24. I find it unacceptable that Ms Lancaster could not have detected that those purporting to be the individuals in the five identity documents and licence documents were in fact not the proper persons. On her evidence, she managed the business of Xavier Motors and dealt with, literally speaking, hundreds of applications for credit; she is an accredited FAIS agent and registered as a financial service provider and, in my view, she did not exercise reasonable caution expected of a person in her position. Otherwise, she would have detected material irregularities. Thus for instance, she failed to observe that the signature of Mnisi on the application for instalment finance is materially different on the acknowledgement of delivery forms which she says, under declaration, was completed in her presence. The signature is also different to the naked eye on the agreement between MFC and Mnisi. The photograph on Mnisi’s driver’s licence is different from the photograph in his identity document. She should have had regard, in these circumstances, to the signature appearing on the reverse side of the driver’s licence which she did not do. There are numerous other examples pointed out in cross-examination by Mr Meyer as to why she ought to have been put on the alert and should have interrogated the information more closely. The first name of one of the four people who testified before me is different in the forged identity document as compared to the original identity document which was demonstrated in the evidence before me. A similar cell number is used in two separate applications for two different individuals for finance. In all five applications, it is a common feature that the salesperson is one Allistair who is still in the employment of Xavier Motors and he may have been in a position to throw more light on how this fraud was perpetrated. He was, however, not called to testify.

25. Ms Lancaster’s evidence was in the nature of general evidence. She could not throw light on the five cases before me, but testified as to the pattern she followed generally. Thus, generally, she would interview each applicant for credit by reference to the applicant’s identity document, passport and driver’s licence. She could not, however, explain why in these five cases Xavier Motors was duped. Moreover, on her own version, she caused the release of five motor vehicles whereas there was proof of only one insurance policy in respect of a single motor vehicle, whilst it was a requirement that before the motor vehicles were released to the customers, there must be insurance cover taken on the motor vehicle to protect the interest of MFC. There was no debate that this was a requirement.
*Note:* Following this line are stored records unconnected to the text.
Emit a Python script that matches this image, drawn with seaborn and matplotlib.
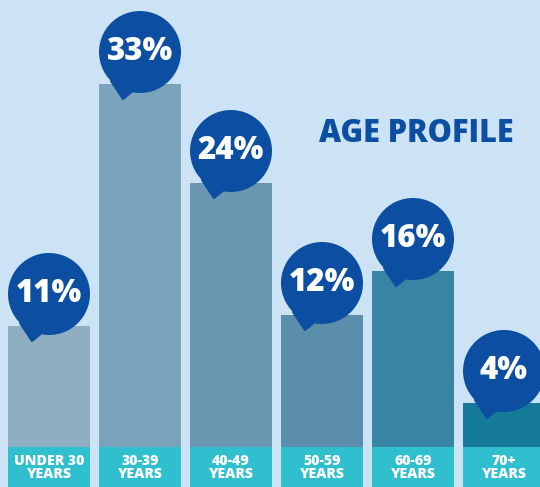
import matplotlib
matplotlib.use('Agg')
import matplotlib.pyplot as plt
import seaborn as sns
import pandas as pd
import numpy as np
from matplotlib.patches import Ellipse, Polygon

# data
age_groups = ["UNDER 30\nYEARS", "30-39\nYEARS", "40-49\nYEARS", "50-59\nYEARS", "60-69\nYEARS", "70+\nYEARS"]
shares = [11, 33, 24, 12, 16, 4]
bar_colors = ["#8FAEC1", "#7BA3BC", "#6A98B2", "#5A8EAA", "#3984A3", "#167B98"]

BG = "#CBE3F5"
BUBBLE = "#0B4EA2"
BAND = "#2FBFCF"

W, H = 540, 487
fig = plt.figure(figsize=(W / 100, H / 100), dpi=100)
fig.patch.set_facecolor(BG)
ax = fig.add_axes([0, 0, 1, 1])
ax.set_facecolor(BG)

df = pd.DataFrame({"group": age_groups, "share": shares})
sns.barplot(data=df, x="group", y="share", hue="group", palette=bar_colors,
            width=0.9, legend=False, ax=ax, saturation=1, zorder=2)

# layout in pixels: 91 px per bar slot, 11 px per percent, 40 px label band
xlim = (-49 / 91, (W - 49) / 91)
ylim = (-40 / 11, (H - 40) / 11)
ax.set_xlim(*xlim)
ax.set_ylim(*ylim)
sx = (xlim[1] - xlim[0]) / W
sy = (ylim[1] - ylim[0]) / H

x = np.arange(len(shares))
band_h = -ylim[0]
ax.bar(x, band_h, bottom=-band_h, width=0.9, color=BAND, zorder=2)

for xi, label in zip(x, age_groups):
    ax.text(xi, -band_h / 2 - 0.05, label, ha="center", va="center",
            color="white", fontsize=10.2, fontweight="heavy", family="Open Sans",
            linespacing=0.88, zorder=5)

# speech bubbles
r = 41
for xi, v in zip(x, shares):
    cx, cy = xi, v + 32 * sy
    ax.add_patch(Ellipse((cx, cy), 2 * r * sx, 2 * r * sy, color=BUBBLE, zorder=3, lw=0))
    a1, a2 = np.radians(-135), np.radians(-102)
    tail = [(cx, cy),
            (cx + r * np.cos(a1) * sx, cy + r * np.sin(a1) * sy),
            (cx - 17 * sx, cy - 47 * sy),
            (cx + r * np.cos(a2) * sx, cy + r * np.sin(a2) * sy)]
    ax.add_patch(Polygon(tail, closed=True, facecolor=BUBBLE, edgecolor=BUBBLE,
                         lw=1.5, joinstyle="round", zorder=3))
    ax.text(cx, cy, f"{v}%", ha="center", va="center", color="white",
            fontsize=22.5, fontweight="heavy", family="Open Sans", zorder=4)

fig.text(319 / W, 1 - 142 / H, "AGE PROFILE", ha="left", va="baseline",
         color=BUBBLE, fontsize=22, fontweight="heavy", family="Open Sans")

ax.axis("off")
fig.savefig("out.png", dpi=100, facecolor=BG)
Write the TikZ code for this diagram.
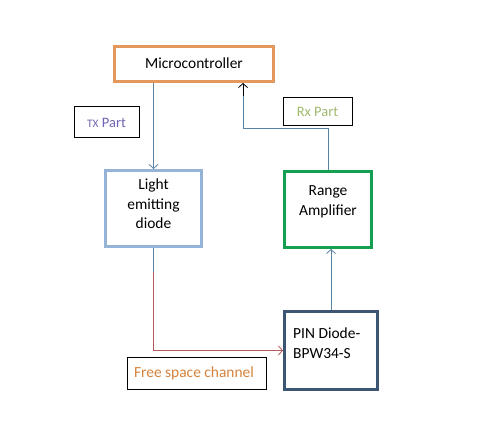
\documentclass[tikz,border=0pt]{standalone}
\usepackage{fontspec}
\setmainfont{Carlito}
\usetikzlibrary{arrows.meta}
\definecolor{mcorange}{RGB}{228,152,92}
\definecolor{ledblue}{RGB}{149,179,215}
\definecolor{ampgreen}{RGB}{20,160,80}
\definecolor{pinblue}{RGB}{59,85,115}
\definecolor{wireblue}{RGB}{90,130,165}
\definecolor{wirered}{RGB}{185,90,90}
\definecolor{txpurple}{RGB}{112,100,180}
\definecolor{rxgreen}{RGB}{160,185,110}
\definecolor{fsorange}{RGB}{214,130,60}
\tikzset{
  blockbox/.style={draw, line width=3bp, inner sep=0pt},
  tagbox/.style={draw=black, line width=1bp, inner sep=0pt},
  txt/.style={font=\fontsize{15.5}{19.5}\selectfont, align=center, inner sep=0pt},
  smalltxt/.style={font=\fontsize{14.5}{16}\selectfont, inner sep=0pt},
  wire/.style={line width=0.8bp, draw=wireblue},
  arr/.style={-{Straight Barb[length=4bp,width=9bp]}}
}
\begin{document}
\begin{tikzpicture}[x=1bp,y=-1bp]
\useasboundingbox (0,0) rectangle (489,443);
\fill[white] (0,0) rectangle (489,443);
% blocks
\node[blockbox, draw=mcorange, minimum width=159bp, minimum height=35bp] (mc) at (194,64) {};
\node[txt] (mct) at (194,63) {Microcontroller};
\node[blockbox, draw=ledblue, minimum width=96bp, minimum height=76bp] (led) at (153.5,208.5) {};
\node[txt] (ledt) at (153.5,204) {Light\\emitting\\diode};
\node[blockbox, draw=ampgreen, minimum width=87bp, minimum height=76bp] (amp) at (328,209.5) {};
\node[txt] (ampt) at (328,202) {Range\\Amplifier};
\node[blockbox, draw=pinblue, minimum width=93bp, minimum height=78bp] (pin) at (331,350.5) {};
\node[txt, align=left, anchor=west] (pint) at (293,343) {PIN Diode-\\BPW34-S};
% tags
\node[tagbox, minimum width=65bp, minimum height=31bp] (tx) at (106.5,122.5) {};
\node[smalltxt, text=txpurple] (txt) at (106.5,122.5) {{\fontsize{11.5}{14}\selectfont TX} Part};
\node[tagbox, minimum width=69bp, minimum height=28bp] (rx) at (317.5,112) {};
\node[smalltxt, text=rxgreen] (rxt) at (317.5,112) {Rx Part};
\node[tagbox, minimum width=139bp, minimum height=32bp] (fs) at (196.5,373) {};
\node[txt, text=fsorange] (fst) at (194,373) {Free space channel};
% connectors
\draw[wire, arr] (mc.south -| led.north) -- (led.north);
\coordinate (rxbend) at (243,128);
\coordinate (rxk) at (243,96);
\draw[wire] (amp.north) |- (rxbend) -- (rxk);
\draw[line width=0.8bp, black, arr] (rxk) -- (rxk |- mc.south);
\draw[wire, arr] (pin.north) -- (pin.north |- amp.south);
\coordinate (ledk) at (led.south |- 0,272);
\draw[wire] (led.south) -- (ledk);
\draw[line width=0.8bp, draw=wirered, arr] (ledk) |- (pin.west);
\end{tikzpicture}
\end{document}
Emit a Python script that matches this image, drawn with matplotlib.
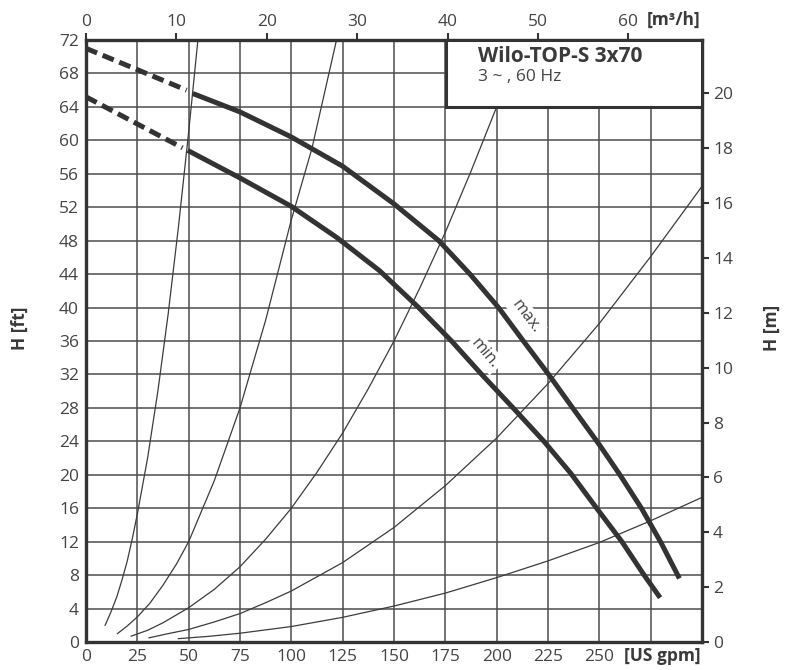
import matplotlib
matplotlib.use("Agg")
import matplotlib.pyplot as plt
from matplotlib.patches import Rectangle

plt.rcParams['font.family'] = ['Open Sans', 'DejaVu Sans']

# ---- data ----
# pump curves: flow in US gpm, head in ft
max_dash_q = [0, 49]
max_dash_h = [71.0, 66.0]
max_q = [52, 75, 100, 125, 150, 171.8, 187, 200.9, 213, 225, 237, 250, 260, 270.5, 280, 289]
max_h = [65.6, 63.4, 60.4, 56.9, 52.4, 48.0, 44.0, 40.0, 36.0, 32.1, 28.0, 23.6, 20.0, 16.0, 11.9, 7.6]

min_dash_q = [0, 47]
min_dash_h = [65.2, 59.1]
min_q = [49.5, 75, 100, 122, 143, 162, 178, 192.7, 208, 223, 236, 248.7, 261, 271.8, 279.6]
min_h = [58.8, 55.5, 52.1, 48.4, 44.4, 40.0, 36.0, 32.0, 28.0, 24.0, 20.2, 16.0, 12.0, 8.0, 5.3]

# system curves (thin lines)
sys1_q = [9.3, 12, 15, 17.5, 20, 22.5, 25, 30, 35, 40, 45, 50, 54.5]
sys1_h = [2.0, 3.5, 5.4, 7.4, 9.6, 12.3, 15.3, 22.0, 30.0, 39.2, 49.6, 61.0, 72.0]
sys2_q = [15.3, 20, 25, 31, 37.5, 44, 50, 62.5, 75, 87.5, 100, 110, 122]
sys2_h = [1.0, 1.9, 3.0, 4.6, 6.8, 9.3, 12.0, 19.3, 28.0, 38.5, 50.5, 59.0, 72.0]
sys3_q = [22, 30, 37.5, 50, 62.5, 75, 87.5, 100, 112.5, 125, 137.5, 150, 162.5, 175, 187.5, 200]
sys3_h = [0.7, 1.4, 2.3, 4.1, 6.3, 9.0, 12.3, 16.0, 20.3, 25.0, 30.3, 36.0, 42.3, 49.0, 56.3, 64.0]
sys4_q = [30.7, 40, 50, 62.5, 75, 87.5, 100, 125, 150, 175, 200, 225, 250, 275, 300]
sys4_h = [0.5, 1.0, 1.5, 2.4, 3.4, 4.7, 6.1, 9.5, 13.7, 18.7, 24.4, 30.9, 38.1, 46.1, 54.5]
sys5_q = [45, 60, 75, 100, 125, 150, 175, 200, 225, 250, 275, 300]
sys5_h = [0.4, 0.68, 1.05, 1.85, 2.95, 4.3, 5.85, 7.7, 9.7, 11.9, 14.5, 17.3]

x_ticks = [0, 25, 50, 75, 100, 125, 150, 175, 200, 225, 250, 275]
x_labels = ['0', '25', '50', '75', '100', '125', '150', '175', '200', '225', '250', '']
y_ticks = list(range(0, 73, 4))
top_ticks = [0, 10, 20, 30, 40, 50, 60]
right_ticks = list(range(0, 21, 2))

title = 'Wilo-TOP-S 3x70'
subtitle = '3 ~ , 60 Hz'

GPM_PER_M3H = 4.4029
FT_PER_M = 3.28084

# ---- figure ----
fig = plt.figure(figsize=(7.9, 6.7), dpi=100)
ax = fig.add_axes([86/790, 28/670, 616/790, 602/670])

dark = '#333333'
txt = '#444444'
grid_c = '#4d4d4d'

ax.set_xlim(0, 300)
ax.set_ylim(0, 72)
ax.set_xticks(x_ticks)
ax.set_xticklabels(x_labels)
ax.set_yticks(y_ticks)
ax.tick_params(axis='both', length=0, labelsize=12.5, labelcolor=txt, pad=5)
ax.grid(True, color=grid_c, lw=1.1, zorder=1)
ax.set_axisbelow(True)
for s in ax.spines.values():
    s.set_linewidth(2.4)
    s.set_color(dark)

for q, h in [(sys1_q, sys1_h), (sys2_q, sys2_h), (sys3_q, sys3_h),
             (sys4_q, sys4_h), (sys5_q, sys5_h)]:
    ax.plot(q, h, color='#3c3c3c', lw=0.9, zorder=2, clip_on=True)

ax.plot(max_dash_q, max_dash_h, color=dark, lw=3.6, ls=(0, (2.4, 1.2)), zorder=3,
        dash_capstyle='butt')
ax.plot(min_dash_q, min_dash_h, color=dark, lw=3.6, ls=(0, (2.4, 1.2)), zorder=3,
        dash_capstyle='butt')
ax.plot(max_q, max_h, color=dark, lw=3.6, zorder=3, solid_capstyle='butt',
        solid_joinstyle='round')
ax.plot(min_q, min_h, color=dark, lw=3.6, zorder=3, solid_capstyle='butt',
        solid_joinstyle='round')

ax.text(214.5, 38.9, 'max.', rotation=-53, ha='center', va='center', fontsize=12,
        color=txt, zorder=4, rotation_mode='anchor',
        bbox=dict(boxstyle='square,pad=0.15', fc='white', ec='none'))
ax.text(194.3, 34.5, 'min.', rotation=-50, ha='center', va='center', fontsize=12,
        color=txt, zorder=4, rotation_mode='anchor',
        bbox=dict(boxstyle='square,pad=0.15', fc='white', ec='none'))

# title box
box = Rectangle((175.5, 64), 300 - 175.5, 8, facecolor='white', edgecolor=dark,
                lw=2.2, zorder=5, clip_on=False)
ax.add_patch(box)
ax.text(191, 70.0, title, fontsize=15, fontweight='bold', color='#3a3a3a',
        ha='left', va='center', zorder=6)
ax.text(191, 67.6, subtitle, fontsize=12.5, color=txt, ha='left', va='center', zorder=6)

# secondary axes
secx = ax.secondary_xaxis('top', functions=(lambda g: g / GPM_PER_M3H,
                                            lambda m: m * GPM_PER_M3H))
secx.set_xticks(top_ticks)
secx.tick_params(length=5, width=1.5, color=dark, labelsize=12.5, labelcolor=txt, pad=2)
secx.spines['top'].set_visible(False)

secy = ax.secondary_yaxis('right', functions=(lambda f: f / FT_PER_M,
                                              lambda m: m * FT_PER_M))
secy.set_yticks(right_ticks)
secy.tick_params(length=5, width=1.5, color=dark, labelsize=12.5, labelcolor=txt, pad=3)
secy.spines['right'].set_visible(False)

fig.text(700/790, 1 - 20/670, '[m³/h]', fontsize=12.5, fontweight='bold', color='#3a3a3a',
         ha='right', va='center')
fig.text(701/790, 1 - 656/670, '[US gpm]', fontsize=12.5, fontweight='bold', color='#3a3a3a',
         ha='right', va='center')
fig.text(20/790, 1 - 328/670, 'H [ft]', fontsize=12.5, fontweight='bold', color='#3a3a3a',
         rotation=90, ha='center', va='center')
fig.text(772/790, 1 - 328/670, 'H [m]', fontsize=12.5, fontweight='bold', color='#3a3a3a',
         rotation=90, ha='center', va='center')

fig.savefig('out.png', dpi=100, facecolor='white')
The records of Xavier Motors

26. Discovery by Xavier Motors in this trial is, in the circumstances, dismal. Other than financial statements for the years ending February 2007 to February 2010, the court is told very little about Xavier Motors. As at February 2008, it had gross revenue made up of sales slightly in excess of R37 million. No documentation are discovered relating to these five transactions, being the subject matter of this trial. The response that everything was furnished to MFC is unhelpful. A business generating turnover of R37 million must have systems and structures to record each of its transactions. This court would have expected a file or other methodology recording all material events apropos each transaction. A failure to have this readily available must result in an adverse inference against Xavier Motors that it did not conduct its business as is required of a reasonable business. The result being that I must find that Xavier Motors was negligent and/or did not comply with the requirements imposed on it by clause 16 read together with clause 15.2.6 of the MDA.

Conclusion

27. In the result, I find in favour of the plaintiff, MFC. I am satisfied that MFC is entitled to the relief provided in the MDA in clause 20.3 which is set out in paragraph 11 above. In the result, I grant a draft order in terms of annexure “X” attached hereto dated and initialled by me.